Today there are numerous pooper scooper patents and dozens of "doody duty" services across the country that clean up after pets for a price. They even have their own trade organization: the Association of Professional Animal Waste Specialists (aPAWS).

But while poop has inspired laws, sparked inventions and spawned an industry, dog urine largely goes unnoticed and unregulated, aPAWS president Debra Levy said.

"It's more of a be-nice-to-your-neighbor kind of thing," said Levy, owner of Yucko's scooper service, the self-dubbed No. 1 "turd-herder" in St. Louis. "You do have the power to direct your dog to urinate somewhere else. If a dog has to urinate, I don't have a problem with it - just not on my mums."

In Pasco County, the ordinances are anything but clear on the matter.

The county's antilittering law - which bans people from littering on public roads, rights-of-way, water bodies or private properties - includes "animal waste" among the definitions of litter.

A pet owner risks a $155 fine for leaving it behind, although citations are rare because the pet must be caught in the act, Assistant County Attorney Kristi Wooden said.

The legal hair-splitting arises over urine.
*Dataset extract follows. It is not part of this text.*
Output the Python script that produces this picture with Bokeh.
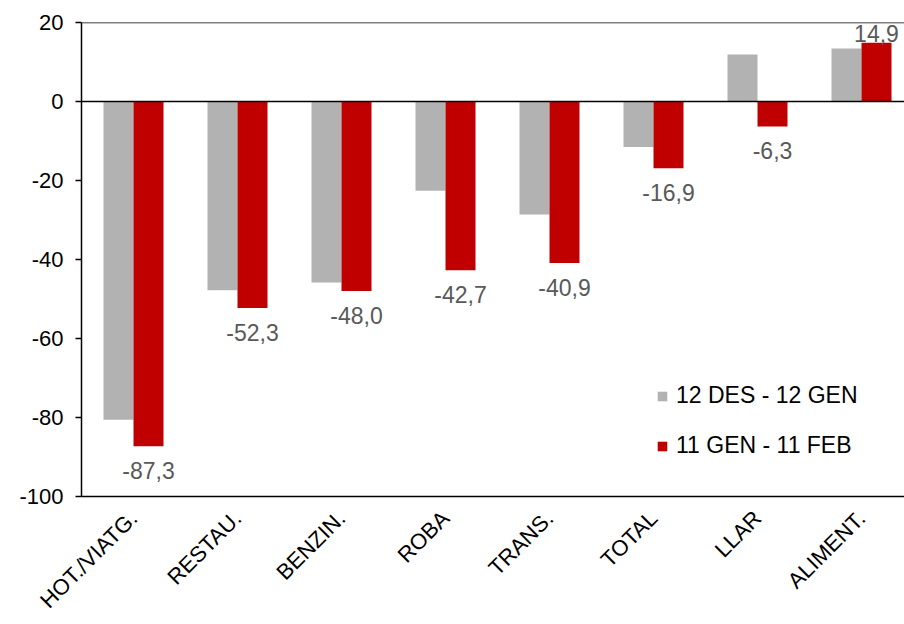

Technically, it's waste. Practically speaking, however, there's no way to force people to clean it up, she said.

"It might not be the most polite thing to do, but it's not something I'm going to be prosecuting until someone tells me I must," said Wooden, who handles animal control and code enforcement cases in county court.

Her rule of thumb: "The more solid the waste, the more solid the case."

But deed restrictions are another matter.

Residents agree to stricter, self-imposed rules on the theory that it keeps the neighborhood nicer. By the same token, the homeowners association can be a place where personalities clash.

Mrs. Bogul thinks she ruffled feathers earlier this year when she questioned the way certain members handled deed restriction issues without consulting the full board.

John Tallarine, president of the board, acknowledged the dog urine debate includes a "personality conflict." But he said his only concern is whether the public urinating violates the deed restrictions.

"Anything else is a civil matter," Tallarine said.

Ruppe and Contino describe themselves as dog lovers and former dog owners. Contino used to hold birthday parties for his dog Uno, an Alaskan malamute/golden retriever mix, and now keeps the urn of Uno's cremains on a table at his home, surrounded by the dog's squeak toys and pictures.

They're not asking Mrs. Bogul to stop her walks. Just don't let the dogs relieve themselves along the way, or use a vacant property where no one will care, they said.

"All you have to do is pull the leash," Ruppe said.

Ray Kleckner, former president of the association, thinks Mrs. Bogul has the right to let her dogs use the right-of-way, as long as she picks up after them.

But he added: "I do feel that, to relieve the tension, maybe Vivian (Bogul) should walk a different route."

Mrs. Bogul doesn't plan to change her path, however. She must walk on certain sides of the street to see oncoming cars around the corners, she said.

Based on her research, she thinks she is following the rules. She even takes her dogs to her back yard to empty out before the walk.

Her morning stroll should not be a matter for the deed restriction committee, she said.

"If we lose our right to walk on public land, what are they going to go after next?" she asked.